We will only discover how many of the assumptions in the Scottish government’s annual GERS analysis are wide of the mark, if we do become independent and have to match that analysis against future constitutional reality.

For instance, there’s a table attached to the Swinney memo (Table A4) which tries to project Scottish revenues from all the major taxes through to 2016/17. It sees Scottish revenue from income tax, £10.8bn in 2011/12, rising swiftly above £14bn by 2016/17.

That 30 per cent rise in five years is a heroic assumption, given how slow recovery still is and how much austerity is still in the pipeline. There is, of course, another elephant in the room.

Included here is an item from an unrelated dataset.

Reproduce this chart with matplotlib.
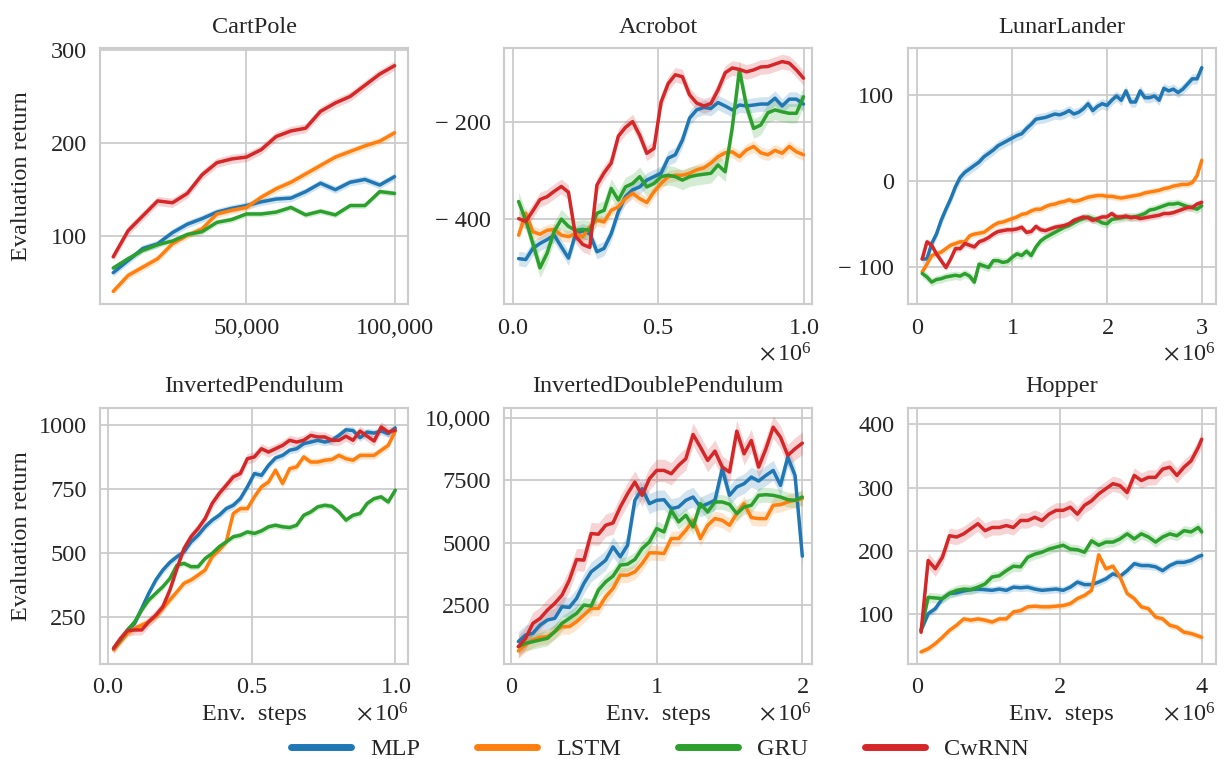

The SNP leadership is currently minded to negotiate a formal monetary union with the rest of the UK, if independence happens. There’s even a little diagram attached to the leaked memo (Annex B), showing what it thinks Scotland’s macroeconomic framework might look like if such a deal were struck. But while the diagram sets fiscal policy quite separate from the conduct of monetary policy through a central bank (presumably the Bank of England), paragraph 35 of the memo acknowledges that Scotland would be deciding its fiscal stance “while ensuring that it remained in line with any agreements for the monetary union”. Most observers, this one included, expect any formal monetary union to hinge on strict fiscal rules being agreed by both sides.

We started with Dewar and Ramsay, at each other’s throats in the race to reach absolute zero. Now, whether it’s Salmond versus Lamont or Swinney versus Darling, trading much more fallible numbers, projections of things we cannot yet know, in their protracted constitutional joust, one thing is clear. This battle won’t be won on this set of forecasts versus that set of projections. It will be won, to borrow another phrase from the leaked Swinney memo, by whoever delivers the most “compelling narrative”. And, on the evidence of this week, “compelling” doesn’t quite capture either camp’s current pitch.